I travelled into work on the tram, listening to my music as always and looking into the blank faces of my fellow commuters, too early to be animated. I listened to music with only half a mind. The other half teased at things I had kept at arm’s length until then. Today I woke and I was having no more of that, and so I looked at things fair in the eye and got angry.

It was not volatile or fiery anger. It was quieter, more contained, but somehow more intense for that. Mixed in with the anger was a good deal of frustration. You know the feeling, you’re champing at the bit but you can’t do a thing. Not a fucking thing. You try and be philosophical about it and maybe that works for a bit, but ultimately that fails too. And so you want to do something and you can’t. And top of that you feel aggrieved, hard done by – for fuck’s sake this is unreasonable and wrong and I’m not going to stand for it. That’s how it was.

I walked into work, cooler today than days past, and through the marbled halls of my building quiet before the peak hour rush. It was quiet in the office as I set about preparing for the meeting. By now I had put aside my angst, ready to take it up again later. I did my things, sorted out a few problems, presented in the meeting and that was that.

Later I went to lunch and had an impromptu meeting with a mate. We sat down over a sandwich and yarned about the usual things. By its own accord what had troubled me before had subsided – true still, and fair, but, for now, irrelevant: I would find another way around, another solution. And in that spirit I began to speak to my mate, my conversation turning to some of the speculative notions of the future.

For months he’s been wanting me to move back over his side of town. I’ve wanted it to. I spoke of that, how it was now likely in the near future; and from that I went further, topping it all off with the one very peculiar idea I’ve had that in the weeks since has loomed larger and larger in my consciousness.

For years and years, I would have this little fantasy about opening up my own bookshop. I love books after all and know them pretty well backwards. In my mind’s eye I always had a very particular idea of how I wanted it to be. It was fantasy though, the escapist notion you briefly latch onto when the harsh reality proves too bitter. It was never for me though, so I thought, I needed the cut and thrust, I needed, in fact, to do battle with harsh reality and beat it. A bookshop was too quiet for me.
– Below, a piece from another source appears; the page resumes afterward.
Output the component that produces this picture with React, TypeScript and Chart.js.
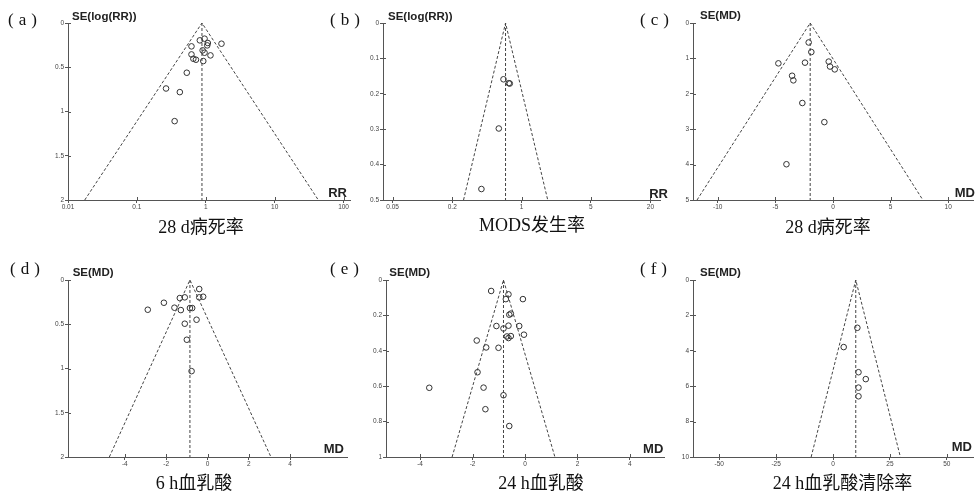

That’s maybe true still, though not so much. I have the opportunity now to look at things like that, to indulge a little in those fantasies: might it not be good for the soul? And so it is. I am looking, have been for weeks, and with each day passing consider it more seriously. It won’t change my life an awful lot: in the early days at least I would continue to work. I would put a manager in and maybe work weekends.

You never know. There it is then. Don’t know where it leads, but right now the notion leaves me feeling pretty serene.